→ **Requirement**
Write out each line that follows exactly as it stands, without the pictures.

------------------------------

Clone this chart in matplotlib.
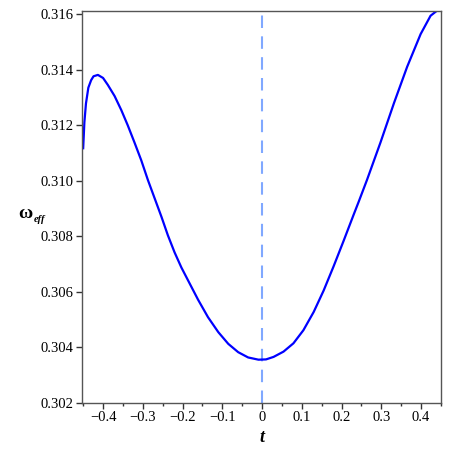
import matplotlib
matplotlib.use("Agg")
import matplotlib.pyplot as plt
from matplotlib.ticker import MultipleLocator

# values
t = [-0.450, -0.447, -0.443, -0.437, -0.430, -0.424, -0.413, -0.400, -0.388, -0.371,
     -0.354, -0.338, -0.321, -0.304, -0.287, -0.270, -0.253, -0.237, -0.220, -0.203,
     -0.190, -0.161, -0.136, -0.110, -0.085, -0.060, -0.035, -0.009, 0.010, 0.029,
     0.054, 0.079, 0.104, 0.130, 0.155, 0.180, 0.205, 0.231, 0.243, 0.264,
     0.298, 0.332, 0.365, 0.399, 0.424, 0.440, 0.450]
omega_eff = [0.31117, 0.31210, 0.31278, 0.31335, 0.31362, 0.31376, 0.31381, 0.31370, 0.31345, 0.31305,
             0.31254, 0.31200, 0.31138, 0.31074, 0.31002, 0.30936, 0.30870, 0.30804, 0.30742, 0.30688,
             0.30652, 0.30572, 0.30509, 0.30455, 0.30413, 0.30383, 0.30364, 0.30356, 0.30357, 0.30366,
             0.30385, 0.30415, 0.30462, 0.30528, 0.30605, 0.30692, 0.30783, 0.30880, 0.30924, 0.31003,
             0.31138, 0.31280, 0.31410, 0.31528, 0.31594, 0.31612, 0.31618]
t_mark = 0.0
xticks = [-0.4, -0.3, -0.2, -0.1, 0, 0.1, 0.2, 0.3, 0.4]
xticklabels = ["\u22120.4", "\u22120.3", "\u22120.2", "\u22120.1", "0", "0.1", "0.2", "0.3", "0.4"]
yticks = [0.302, 0.304, 0.306, 0.308, 0.310, 0.312, 0.314, 0.316]

plt.rcParams["font.family"] = ["Liberation Serif", "DejaVu Serif"]
fig = plt.figure(figsize=(4.49, 4.49), dpi=100)
ax = fig.add_axes([0.1826, 0.1024, 0.7994, 0.8731])

ax.axvline(t_mark, color="#80a8ff", lw=1.5, ls=(0, (6, 4)), zorder=1)
ax.plot(t, omega_eff, color="#0000ff", lw=1.6, zorder=2, solid_joinstyle="round")

ax.set_xlim(-0.453, 0.450)
ax.set_ylim(0.302, 0.31611)
ax.set_xticks(xticks)
ax.set_xticklabels(xticklabels)
ax.set_yticks(yticks)
ax.set_yticklabels([f"{v:.3f}" for v in yticks])
ax.xaxis.set_minor_locator(MultipleLocator(0.05))

for s in ax.spines.values():
    s.set_color("#555555")
    s.set_linewidth(1.0)
ax.tick_params(which="major", direction="out", length=4, width=1, color="#333333",
               labelsize=10.5, pad=2)
ax.tick_params(which="minor", direction="out", length=2.5, width=1, color="#333333")

fig.text(18 / 449, 1 - 213 / 449, "\u03c9", fontsize=14, fontweight="bold", ha="left", va="center")
fig.text(34 / 449, 1 - 219 / 449, "eff", fontsize=7.5, fontweight="bold", style="italic",
         ha="left", va="center")
fig.text(262 / 449, 1 - 437 / 449, "t", fontsize=13, fontweight="bold", style="italic",
         ha="center", va="center")

fig.savefig("out.png", dpi=100)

------------------------------

→ **Task output**
Clone this chart in matplotlib.
import matplotlib
matplotlib.use("Agg")
import matplotlib.pyplot as plt
from matplotlib.ticker import MultipleLocator

# values
t = [-0.450, -0.447, -0.443, -0.437, -0.430, -0.424, -0.413, -0.400, -0.388, -0.371,
     -0.354, -0.338, -0.321, -0.304, -0.287, -0.270, -0.253, -0.237, -0.220, -0.203,
     -0.190, -0.161, -0.136, -0.110, -0.085, -0.060, -0.035, -0.009, 0.010, 0.029,
     0.054, 0.079, 0.104, 0.130, 0.155, 0.180, 0.205, 0.231, 0.243, 0.264,
     0.298, 0.332, 0.365, 0.399, 0.424, 0.440, 0.450]
omega_eff = [0.31117, 0.31210, 0.31278, 0.31335, 0.31362, 0.31376, 0.31381, 0.31370, 0.31345, 0.31305,
             0.31254, 0.31200, 0.31138, 0.31074, 0.31002, 0.30936, 0.30870, 0.30804, 0.30742, 0.30688,
             0.30652, 0.30572, 0.30509, 0.30455, 0.30413, 0.30383, 0.30364, 0.30356, 0.30357, 0.30366,
             0.30385, 0.30415, 0.30462, 0.30528, 0.30605, 0.30692, 0.30783, 0.30880, 0.30924, 0.31003,
             0.31138, 0.31280, 0.31410, 0.31528, 0.31594, 0.31612, 0.31618]
t_mark = 0.0
xticks = [-0.4, -0.3, -0.2, -0.1, 0, 0.1, 0.2, 0.3, 0.4]
xticklabels = ["\u22120.4", "\u22120.3", "\u22120.2", "\u22120.1", "0", "0.1", "0.2", "0.3", "0.4"]
yticks = [0.302, 0.304, 0.306, 0.308, 0.310, 0.312, 0.314, 0.316]

plt.rcParams["font.family"] = ["Liberation Serif", "DejaVu Serif"]
fig = plt.figure(figsize=(4.49, 4.49), dpi=100)
ax = fig.add_axes([0.1826, 0.1024, 0.7994, 0.8731])

ax.axvline(t_mark, color="#80a8ff", lw=1.5, ls=(0, (6, 4)), zorder=1)
ax.plot(t, omega_eff, color="#0000ff", lw=1.6, zorder=2, solid_joinstyle="round")

ax.set_xlim(-0.453, 0.450)
ax.set_ylim(0.302, 0.31611)
ax.set_xticks(xticks)
ax.set_xticklabels(xticklabels)
ax.set_yticks(yticks)
ax.set_yticklabels([f"{v:.3f}" for v in yticks])
ax.xaxis.set_minor_locator(MultipleLocator(0.05))

for s in ax.spines.values():
    s.set_color("#555555")
    s.set_linewidth(1.0)
ax.tick_params(which="major", direction="out", length=4, width=1, color="#333333",
               labelsize=10.5, pad=2)
ax.tick_params(which="minor", direction="out", length=2.5, width=1, color="#333333")

fig.text(18 / 449, 1 - 213 / 449, "\u03c9", fontsize=14, fontweight="bold", ha="left", va="center")
fig.text(34 / 449, 1 - 219 / 449, "eff", fontsize=7.5, fontweight="bold", style="italic",
         ha="left", va="center")
fig.text(262 / 449, 1 - 437 / 449, "t", fontsize=13, fontweight="bold", style="italic",
         ha="center", va="center")

fig.savefig("out.png", dpi=100)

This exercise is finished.